═════ Given data ═════
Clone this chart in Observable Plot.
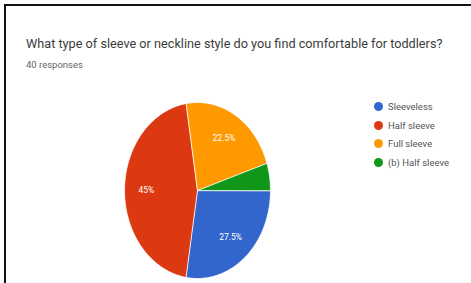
<!DOCTYPE html>
<html>
<head>
<meta charset="utf-8">
<script src="https://cdn.jsdelivr.net/npm/d3@7"></script>
<script src="https://cdn.jsdelivr.net/npm/@observablehq/plot@0.6"></script>
<style>
  html, body { margin: 0; padding: 0; background: #fff; }
  #wrap { position: relative; width: 471px; height: 283px; overflow: hidden; font-family: Roboto, "Noto Sans", sans-serif; }
  #frame { position: absolute; left: 4px; top: 4px; width: 480px; height: 290px; border-left: 2px solid #111; border-top: 2px solid #111; box-sizing: border-box; }
  #title { position: absolute; left: 26px; top: 36px; font-size: 12.7px; color: #3c3c3c; white-space: nowrap; }
  #sub { position: absolute; left: 26px; top: 59px; font-size: 9.5px; color: #666; white-space: nowrap; }
  #chart { position: absolute; left: 0; top: 0; }
  #legend { position: absolute; left: 374px; top: 97px; font-size: 9.5px; color: #555; }
  .item { display: flex; align-items: center; height: 18.7px; }
  .sw { width: 9px; height: 9px; border-radius: 50%; margin-right: 5px; }
</style>
</head>
<body>
<div id="wrap">
  <div id="frame"></div>
  <div id="title"></div>
  <div id="sub"></div>
  <div id="chart"></div>
  <div id="legend"></div>
</div>
<script>
const title = "What type of sleeve or neckline style do you find comfortable for toddlers?";
const subtitle = "40 responses";
const categories = ["Sleeveless", "Half sleeve", "Full sleeve", "(b) Half sleeve"];
const values = [27.5, 45, 22.5, 5];
const labels = ["27.5%", "45%", "22.5%", ""];
const colors = ["#3366cc", "#dc3912", "#ff9900", "#109618"];

document.getElementById("title").textContent = title;
document.getElementById("sub").textContent = subtitle;
const leg = document.getElementById("legend");
categories.forEach((c, i) => {
  const d = document.createElement("div");
  d.className = "item";
  d.innerHTML = `<span class="sw" style="background:${colors[i]}"></span><span></span>`;
  d.lastChild.textContent = c;
  leg.appendChild(d);
});

const data = categories.map((c, i) => ({category: c, value: values[i], label: labels[i]}));
const arcs = d3.pie().sort(null).value(d => d.value)
  .startAngle(Math.PI / 2).endAngle(Math.PI / 2 + 2 * Math.PI)(data);

const pts = [];
arcs.forEach(a => {
  pts.push({category: a.data.category, x: 0, y: 0});
  const n = Math.max(2, Math.ceil((a.endAngle - a.startAngle) / 0.02));
  for (let k = 0; k <= n; k++) {
    const t = a.startAngle + (a.endAngle - a.startAngle) * k / n;
    pts.push({category: a.data.category, x: Math.sin(t), y: Math.cos(t)});
  }
});
const lab = arcs.map(a => {
  const m = (a.startAngle + a.endAngle) / 2;
  return {label: a.data.label, x: 0.7 * Math.sin(m), y: 0.7 * Math.cos(m)};
});

const cx = 197, cy = 190, rx = 73, ry = 88;
const chart = Plot.plot({
  width: 471, height: 283,
  margin: 0,
  x: {domain: [-1, 1], range: [cx - rx, cx + rx], axis: null},
  y: {domain: [-1, 1], range: [cy + ry, cy - ry], axis: null},
  color: {domain: categories, range: colors},
  style: {background: "transparent", fontFamily: "Roboto, sans-serif"},
  marks: [
    Plot.line(pts, {x: "x", y: "y", z: "category", fill: "category", stroke: "white", strokeWidth: 0.8, curve: "linear-closed"}),
    Plot.text(lab, {x: "x", y: "y", text: "label", fill: "white", fontSize: 8.5})
  ]
});
document.getElementById("chart").appendChild(chart);
</script>
</body>
</html>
═════
## Aim of the exercise
Copy out the listing exactly as it stands, but not the pictures.

## Problem solution
Clone this chart in Observable Plot.
<!DOCTYPE html>
<html>
<head>
<meta charset="utf-8">
<script src="https://cdn.jsdelivr.net/npm/d3@7"></script>
<script src="https://cdn.jsdelivr.net/npm/@observablehq/plot@0.6"></script>
<style>
  html, body { margin: 0; padding: 0; background: #fff; }
  #wrap { position: relative; width: 471px; height: 283px; overflow: hidden; font-family: Roboto, "Noto Sans", sans-serif; }
  #frame { position: absolute; left: 4px; top: 4px; width: 480px; height: 290px; border-left: 2px solid #111; border-top: 2px solid #111; box-sizing: border-box; }
  #title { position: absolute; left: 26px; top: 36px; font-size: 12.7px; color: #3c3c3c; white-space: nowrap; }
  #sub { position: absolute; left: 26px; top: 59px; font-size: 9.5px; color: #666; white-space: nowrap; }
  #chart { position: absolute; left: 0; top: 0; }
  #legend { position: absolute; left: 374px; top: 97px; font-size: 9.5px; color: #555; }
  .item { display: flex; align-items: center; height: 18.7px; }
  .sw { width: 9px; height: 9px; border-radius: 50%; margin-right: 5px; }
</style>
</head>
<body>
<div id="wrap">
  <div id="frame"></div>
  <div id="title"></div>
  <div id="sub"></div>
  <div id="chart"></div>
  <div id="legend"></div>
</div>
<script>
const title = "What type of sleeve or neckline style do you find comfortable for toddlers?";
const subtitle = "40 responses";
const categories = ["Sleeveless", "Half sleeve", "Full sleeve", "(b) Half sleeve"];
const values = [27.5, 45, 22.5, 5];
const labels = ["27.5%", "45%", "22.5%", ""];
const colors = ["#3366cc", "#dc3912", "#ff9900", "#109618"];

document.getElementById("title").textContent = title;
document.getElementById("sub").textContent = subtitle;
const leg = document.getElementById("legend");
categories.forEach((c, i) => {
  const d = document.createElement("div");
  d.className = "item";
  d.innerHTML = `<span class="sw" style="background:${colors[i]}"></span><span></span>`;
  d.lastChild.textContent = c;
  leg.appendChild(d);
});

const data = categories.map((c, i) => ({category: c, value: values[i], label: labels[i]}));
const arcs = d3.pie().sort(null).value(d => d.value)
  .startAngle(Math.PI / 2).endAngle(Math.PI / 2 + 2 * Math.PI)(data);

const pts = [];
arcs.forEach(a => {
  pts.push({category: a.data.category, x: 0, y: 0});
  const n = Math.max(2, Math.ceil((a.endAngle - a.startAngle) / 0.02));
  for (let k = 0; k <= n; k++) {
    const t = a.startAngle + (a.endAngle - a.startAngle) * k / n;
    pts.push({category: a.data.category, x: Math.sin(t), y: Math.cos(t)});
  }
});
const lab = arcs.map(a => {
  const m = (a.startAngle + a.endAngle) / 2;
  return {label: a.data.label, x: 0.7 * Math.sin(m), y: 0.7 * Math.cos(m)};
});

const cx = 197, cy = 190, rx = 73, ry = 88;
const chart = Plot.plot({
  width: 471, height: 283,
  margin: 0,
  x: {domain: [-1, 1], range: [cx - rx, cx + rx], axis: null},
  y: {domain: [-1, 1], range: [cy + ry, cy - ry], axis: null},
  color: {domain: categories, range: colors},
  style: {background: "transparent", fontFamily: "Roboto, sans-serif"},
  marks: [
    Plot.line(pts, {x: "x", y: "y", z: "category", fill: "category", stroke: "white", strokeWidth: 0.8, curve: "linear-closed"}),
    Plot.text(lab, {x: "x", y: "y", text: "label", fill: "white", fontSize: 8.5})
  ]
});
document.getElementById("chart").appendChild(chart);
</script>
</body>
</html>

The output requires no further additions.